* start *

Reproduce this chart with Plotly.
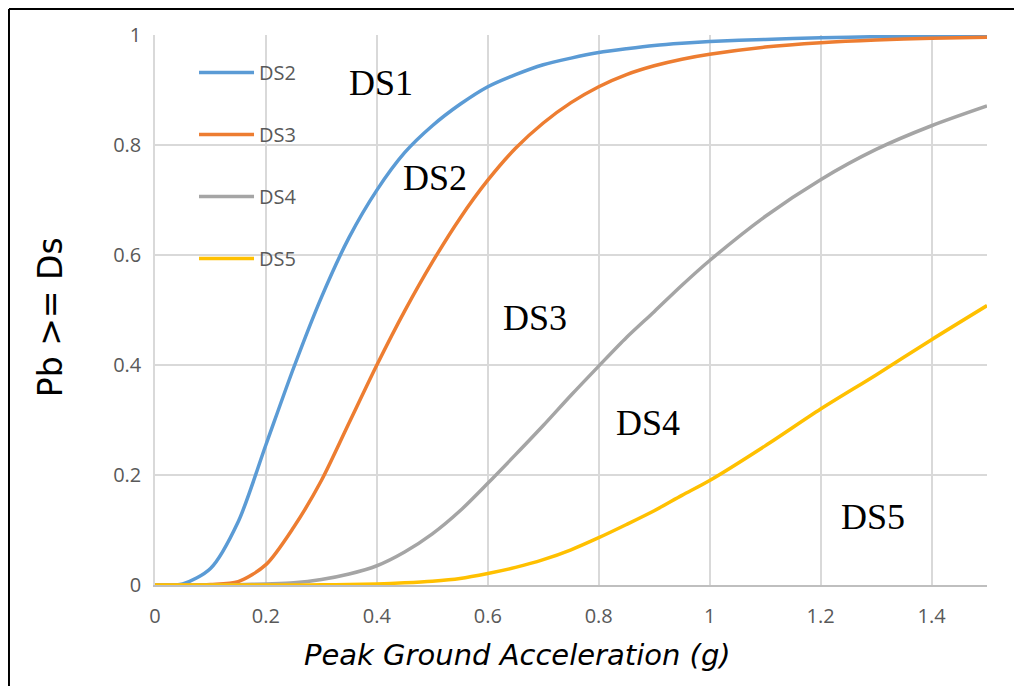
import plotly.graph_objects as go

pga = [0, 0.05, 0.1, 0.15, 0.2, 0.25, 0.3, 0.35, 0.4, 0.45, 0.5, 0.55, 0.6, 0.65,
       0.7, 0.75, 0.8, 0.85, 0.9, 0.95, 1.0, 1.1, 1.2, 1.3, 1.4, 1.5]

ds2 = [0, 0.002, 0.03, 0.115, 0.255, 0.395, 0.523, 0.632, 0.718, 0.786, 0.835, 0.874,
       0.906, 0.928, 0.946, 0.958, 0.968, 0.975, 0.981, 0.985, 0.988, 0.992, 0.995,
       0.997, 0.998, 0.999]
ds3 = [0, 0, 0.001, 0.006, 0.037, 0.105, 0.19, 0.295, 0.40, 0.498, 0.587, 0.667, 0.736,
       0.794, 0.840, 0.877, 0.906, 0.928, 0.944, 0.956, 0.965, 0.978, 0.986, 0.991,
       0.994, 0.996]
ds4 = [0, 0, 0, 0.0005, 0.002, 0.004, 0.01, 0.02, 0.035, 0.06, 0.093, 0.135, 0.185,
       0.237, 0.29, 0.345, 0.398, 0.45, 0.497, 0.545, 0.59, 0.67, 0.737, 0.792,
       0.835, 0.871]
ds5 = [0, 0, 0, 0, 0, 0, 0.0003, 0.001, 0.002, 0.004, 0.007, 0.012, 0.021, 0.032,
       0.046, 0.064, 0.086, 0.11, 0.135, 0.163, 0.19, 0.253, 0.32, 0.382, 0.446,
       0.508]

series_names = ["DS2", "DS3", "DS4", "DS5"]
series_values = [ds2, ds3, ds4, ds5]
colors = ["#5b9bd5", "#ed7d31", "#a5a5a5", "#ffc000"]

label_texts = ["DS1", "DS2", "DS3", "DS4", "DS5"]
label_x = [0.407, 0.505, 0.685, 0.889, 1.294]
label_y = [0.913, 0.74, 0.485, 0.295, 0.124]

x_ticks = [0, 0.2, 0.4, 0.6, 0.8, 1.0, 1.2, 1.4]
y_ticks = [0, 0.2, 0.4, 0.6, 0.8, 1.0]

fig = go.Figure()
for name, vals, col in zip(series_names, series_values, colors):
    fig.add_trace(go.Scatter(
        x=pga, y=vals, mode="lines", name=name, legendgroup=name,
        line=dict(color=col, width=3.5, shape="spline", smoothing=0.8),
    ))

for t, lx, ly in zip(label_texts, label_x, label_y):
    fig.add_annotation(x=lx, y=ly, xref="x", yref="y", text=t, showarrow=False,
                       xanchor="center", yanchor="middle",
                       font=dict(family="Liberation Serif", size=36, color="black"))

fig.add_annotation(x=0.654, y=-0.127, xref="x", yref="paper",
                   text="Peak Ground Acceleration (g)", showarrow=False,
                   xanchor="center", yanchor="middle",
                   font=dict(family="DejaVu Sans", size=29, color="black", style="italic"))
fig.add_annotation(x=-0.1262, y=0.487, xref="paper", yref="y", text="Pb >= Ds",
                   showarrow=False, textangle=-90, xanchor="center", yanchor="middle",
                   font=dict(family="DejaVu Sans", size=33, color="black"))

# white legend panel (over gridlines, under traces)
fig.add_shape(type="rect", xref="paper", yref="paper", x0=0.0276, x1=0.1863,
              y0=0.54, y1=0.9909, layer="between", fillcolor="white",
              line=dict(width=0))

# outer frame (left and top edges)
fig.add_shape(type="line", xref="paper", yref="paper", x0=-0.1755, x1=-0.1755,
              y0=1.0473, y1=-0.2, line=dict(color="black", width=2))
fig.add_shape(type="line", xref="paper", yref="paper", x0=-0.1755, x1=1.05,
              y0=1.0473, y1=1.0473, line=dict(color="black", width=2))

fig.update_layout(
    width=1014, height=678,
    margin=dict(l=147, r=35, t=27, b=101),
    paper_bgcolor="white", plot_bgcolor="white",
    font=dict(family="Open Sans", color="#595959"),
    showlegend=True,
    legend=dict(x=0.0469, y=0.9672, xanchor="left", yanchor="top",
                bgcolor="rgba(0,0,0,0)", font=dict(family="Open Sans", size=20, color="#595959"),
                traceorder="grouped", tracegroupgap=33, itemwidth=55),
    xaxis=dict(range=[0, 1.5], tickvals=x_ticks, showgrid=True, gridcolor="#d9d9d9",
               gridwidth=1.5, zeroline=False, showline=True, linecolor="#bfbfbf",
               linewidth=1.5, tickfont=dict(size=20, color="#595959"),
               ticks="", ticklabelstandoff=12),
    yaxis=dict(range=[0, 1], tickvals=y_ticks, showgrid=True, gridcolor="#d9d9d9",
               gridwidth=1.5, zeroline=False, showline=True, linecolor="#d9d9d9",
               linewidth=1.5, tickfont=dict(size=20, color="#595959"),
               ticks="", ticklabelstandoff=8),
)

fig.write_html("out.html")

* end *

Without the pictures, return the listing above from its first line through the line that has "1.3, 1.4, 1.5]".

Reproduce this chart with Plotly.
import plotly.graph_objects as go

pga = [0, 0.05, 0.1, 0.15, 0.2, 0.25, 0.3, 0.35, 0.4, 0.45, 0.5, 0.55, 0.6, 0.65,
       0.7, 0.75, 0.8, 0.85, 0.9, 0.95, 1.0, 1.1, 1.2, 1.3, 1.4, 1.5]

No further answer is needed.